- Cover art
- Developer: Omnitrend Software
- Publisher: Impressions Games
- Designer: Thomas Carbone
- Artist: Maurice Molyneaux
- Writer: Thomas Carbone
- Composer: Bruce MacPherson
- Platforms: Amiga, Atari ST, MS-DOS
- Release: WW: 1990;
- Genre: Tactical role-playing
- Mode: Single-player

= Breach 2 =

1990 video game

Breach 2 is a science fiction strategy video game developed by Omnitrend Software in 1990 for the Amiga, Atari ST and MS-DOS. It is the sequel to the 1987 game Breach, and was itself followed by Breach 3 in 1995. The game is set in the universe of Omnitrend's Universe and Rules of Engagement, and is compatible with both Rules of Engagement games.

In 1991, an updated version titled Breach 2 Enhanced was released for the Amiga. This version contains new graphics and a level editor.

==Story==
Breach 2 is a game in which the player controls a squad in the interstellar Federated Worlds Special Forces, and the squad leader commands space marines to succeed in different scenarios. If the squad leader is killed in a scenario, the player loses that scenario and is returned to the main menu. The player is in control of every action that the squad leader and each marine takes.

==Gameplay==
The game features some gameplay-system improvements over the original Breach, such as of all allowing diagonal movement and setting a path (instead of moving the units step-by-step), as well as improved visuals and sound. Additions include new weapons-of-war (such as smoke grenades, neutron bombs, camouflage suits, proximity charges and foxhole-makers) and enemies.

It also features a diagonally looking graphic tile set in a classic 2d space.

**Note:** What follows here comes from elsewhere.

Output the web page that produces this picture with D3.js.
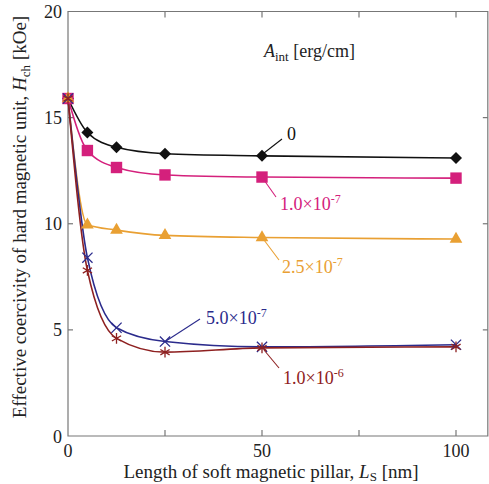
<!DOCTYPE html>
<html>
<head>
<meta charset="utf-8">
<script src="https://cdn.jsdelivr.net/npm/d3@7"></script>
</head>
<body style="margin:0">
<script>
// DATA
// Length of soft magnetic pillar [nm]
var lengths = [0, 5, 12.5, 25, 50, 100];

// Effective coercivity [kOe] for each exchange stiffness A_int
var hc0 = [15.9, 14.3, 13.6, 13.3, 13.2, 13.1];
var hc1e7 = [15.9, 13.45, 12.65, 12.3, 12.2, 12.15];
var hc25e7 = [15.9, 9.95, 9.7, 9.45, 9.35, 9.28];
var hc5e7 = [15.9, 8.4, 5.1, 4.45, 4.2, 4.3];
var hc1e6 = [15.9, 7.8, 4.6, 3.95, 4.15, 4.2];

var xTicks = [0, 25, 50, 75, 100];
var xTickLabels = ["0", "", "50", "", "100"];
var yTicks = [0, 5, 10, 15, 20];

var width = 489,
    height = 484;

var serif = "'Liberation Serif'";

var x = d3.scaleLinear().domain([0, 100]).range([68, 456]);
var y = d3.scaleLinear().domain([0, 20]).range([436, 11.5]);

var svg = d3.select("body").append("svg")
    .attr("width", width)
    .attr("height", height)
    .attr("font-family", "Liberation Serif");

var axisColor = "#777";

// frame
var right = x(108.2);
svg.append("path")
    .attr("d", "M" + x(0) + "," + y(20) + "H" + right + "V" + y(0) + "H" + x(0) + "Z")
    .attr("fill", "none")
    .attr("stroke", axisColor)
    .attr("stroke-width", 1.2);

// ticks (inward)
xTicks.forEach(function(t, i) {
    if (t > 0 && t < 108) {
        svg.append("line").attr("x1", x(t)).attr("x2", x(t))
            .attr("y1", y(0)).attr("y2", y(0) - 6)
            .attr("stroke", axisColor).attr("stroke-width", 1.2);
        svg.append("line").attr("x1", x(t)).attr("x2", x(t))
            .attr("y1", y(20)).attr("y2", y(20) + 6)
            .attr("stroke", axisColor).attr("stroke-width", 1.2);
    }
    if (xTickLabels[i]) {
        svg.append("text")
            .attr("x", x(t))
            .attr("y", 457)
            .attr("text-anchor", "middle")
            .style("font-family", serif)
            .style("font-size", "18px")
            .style("fill", "#222")
            .text(xTickLabels[i]);
    }
});

yTicks.forEach(function(t) {
    if (t > 0 && t < 20) {
        svg.append("line").attr("x1", x(0)).attr("x2", x(0) + 5)
            .attr("y1", y(t)).attr("y2", y(t))
            .attr("stroke", axisColor).attr("stroke-width", 1.2);
        svg.append("line").attr("x1", right).attr("x2", right - 5)
            .attr("y1", y(t)).attr("y2", y(t))
            .attr("stroke", axisColor).attr("stroke-width", 1.2);
    }
    svg.append("text")
        .attr("x", x(0) - 6)
        .attr("y", t === 0 ? y(t) + 7 : y(t) + 6)
        .attr("text-anchor", "end")
        .style("font-family", serif)
        .style("font-size", "18px")
        .style("fill", "#222")
        .text(t);
});

// axis titles
var yTitle = svg.append("text")
    .attr("transform", "translate(26," + 217 + ") rotate(-90)")
    .attr("text-anchor", "middle")
    .style("font-family", serif)
    .style("font-size", "19px")
    .style("fill", "#222");
yTitle.append("tspan").text("Effective coercivity of hard magnetic unit, ");
yTitle.append("tspan").style("font-style", "italic").text("H");
yTitle.append("tspan").attr("dy", 4).style("font-size", "13px").text("ch");
yTitle.append("tspan").attr("dy", -4).text(" [kOe]");

var xTitle = svg.append("text")
    .attr("x", 271)
    .attr("y", 478)
    .attr("text-anchor", "middle")
    .style("font-family", serif)
    .style("font-size", "19px")
    .style("fill", "#222");
xTitle.append("tspan").text("Length of soft magnetic pillar, ");
xTitle.append("tspan").style("font-style", "italic").text("L");
xTitle.append("tspan").attr("dy", 3).style("font-size", "13px").text("S");
xTitle.append("tspan").attr("dy", -3).text(" [nm]");

var aLabel = svg.append("text")
    .attr("x", 264)
    .attr("y", 57)
    .style("font-family", serif)
    .style("font-size", "18px")
    .style("fill", "#222");
aLabel.append("tspan").style("font-style", "italic").text("A");
aLabel.append("tspan").attr("dy", 4).style("font-size", "13px").text("int");
aLabel.append("tspan").attr("dy", -4).text(" [erg/cm]");

// series
var series = [
    { values: hc0, color: "#111", marker: "diamond", label: "0", sup: "", lx: 287, ly: 140, from: [282, 139], to: [264, 153] },
    { values: hc1e7, color: "#d4207c", marker: "square", label: "1.0\u00d710", sup: "-7", lx: 280, ly: 210, from: [276, 197], to: [264, 180] },
    { values: hc25e7, color: "#e9a033", marker: "triangle", label: "2.5\u00d710", sup: "-7", lx: 282, ly: 273, from: [279, 260], to: [264, 240] },
    { values: hc5e7, color: "#2b2b8c", marker: "cross", label: "5.0\u00d710", sup: "-7", lx: 206, ly: 324, from: [200, 319], to: [166, 341] },
    { values: hc1e6, color: "#8e2020", marker: "asterisk", label: "1.0\u00d710", sup: "-6", lx: 283, ly: 384, from: [279, 368], to: [264, 350] }
];

var line = d3.line()
    .x(function(d) { return x(d[0]); })
    .y(function(d) { return y(d[1]); })
    .curve(d3.curveMonotoneX);

var symbols = {
    diamond: d3.symbol().type(d3.symbolSquare).size(72),
    square: d3.symbol().type(d3.symbolSquare).size(130),
    triangle: d3.symbol().type(d3.symbolTriangle).size(70),
    cross: d3.symbol().type(d3.symbolX).size(70),
    asterisk: d3.symbol().type(d3.symbolAsterisk).size(80)
};

series.forEach(function(s) {
    var pts = lengths.map(function(l, i) { return [l, s.values[i]]; });
    svg.append("path")
        .datum(pts)
        .attr("d", line)
        .attr("fill", "none")
        .attr("stroke", s.color)
        .attr("stroke-width", 1.6);
});

series.forEach(function(s) {
    var pts = lengths.map(function(l, i) { return [l, s.values[i]]; });
    var stroked = s.marker === "cross" || s.marker === "asterisk";
    svg.selectAll(null)
        .data(pts)
        .enter().append("path")
        .attr("transform", function(d) {
            return "translate(" + x(d[0]) + "," + y(d[1]) + ")" + (s.marker === "diamond" ? " rotate(45)" : "");
        })
        .attr("d", symbols[s.marker])
        .attr("fill", stroked ? "none" : s.color)
        .attr("stroke", stroked ? s.color : "none")
        .attr("stroke-width", 1.3);

    svg.append("line")
        .attr("x1", s.from[0]).attr("y1", s.from[1])
        .attr("x2", s.to[0]).attr("y2", s.to[1])
        .attr("stroke", s.color)
        .attr("stroke-width", 1.1);

    var t = svg.append("text")
        .attr("x", s.lx)
        .attr("y", s.ly)
        .style("font-family", serif)
        .style("font-size", "18px")
        .style("fill", s.color);
    t.append("tspan").text(s.label);
    if (s.sup) {
        t.append("tspan").attr("dy", -7).style("font-size", "12px").text(s.sup);
    }
});
</script>
</body>
</html>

The graphics makes it difficult to understand what actions can be performed. The fake isomerical view was dropped in the subsequent installment of the game Breach 3.

If Rules of Engagement is available, that game shifts to tactical combat in Breach 2 during several of the former's scenarios.

==Reception==
Computer Gaming World in 1990 described the game as more of an updated version of the first Breach than a true sequel, but with welcome improvements such as diagonal movement and end of permanent death. It concluded that those who enjoyed the original would welcome the new game. In a 1992 survey of science fiction games the magazine gave the title four stars out of five, stating that it was "Easy to learn and fun to play" with the scenario editor and downloadable scenarios making it a "continuing 'fresh' product", and a 1994 survey of strategic space games set in the year 2000 and later gave the game three stars. The game received 4 out of 5 stars (PC) and 4½ stars (Amiga) in Dragon.

Jim Trunzo reviewed Breach 2 in White Wolf #21 (June/July 1990), rating it a 4 out of 5 and stated that "Breach 2 is enjoyable for many reasons. Many of the scenarios are short and can be played in as little as 30 minutes, making them just right for that gaming pause needed between spreadsheet and databasing work. The graphics are well-rendered and there are enough individual options to allow for numerous approaches to a scenario's objective."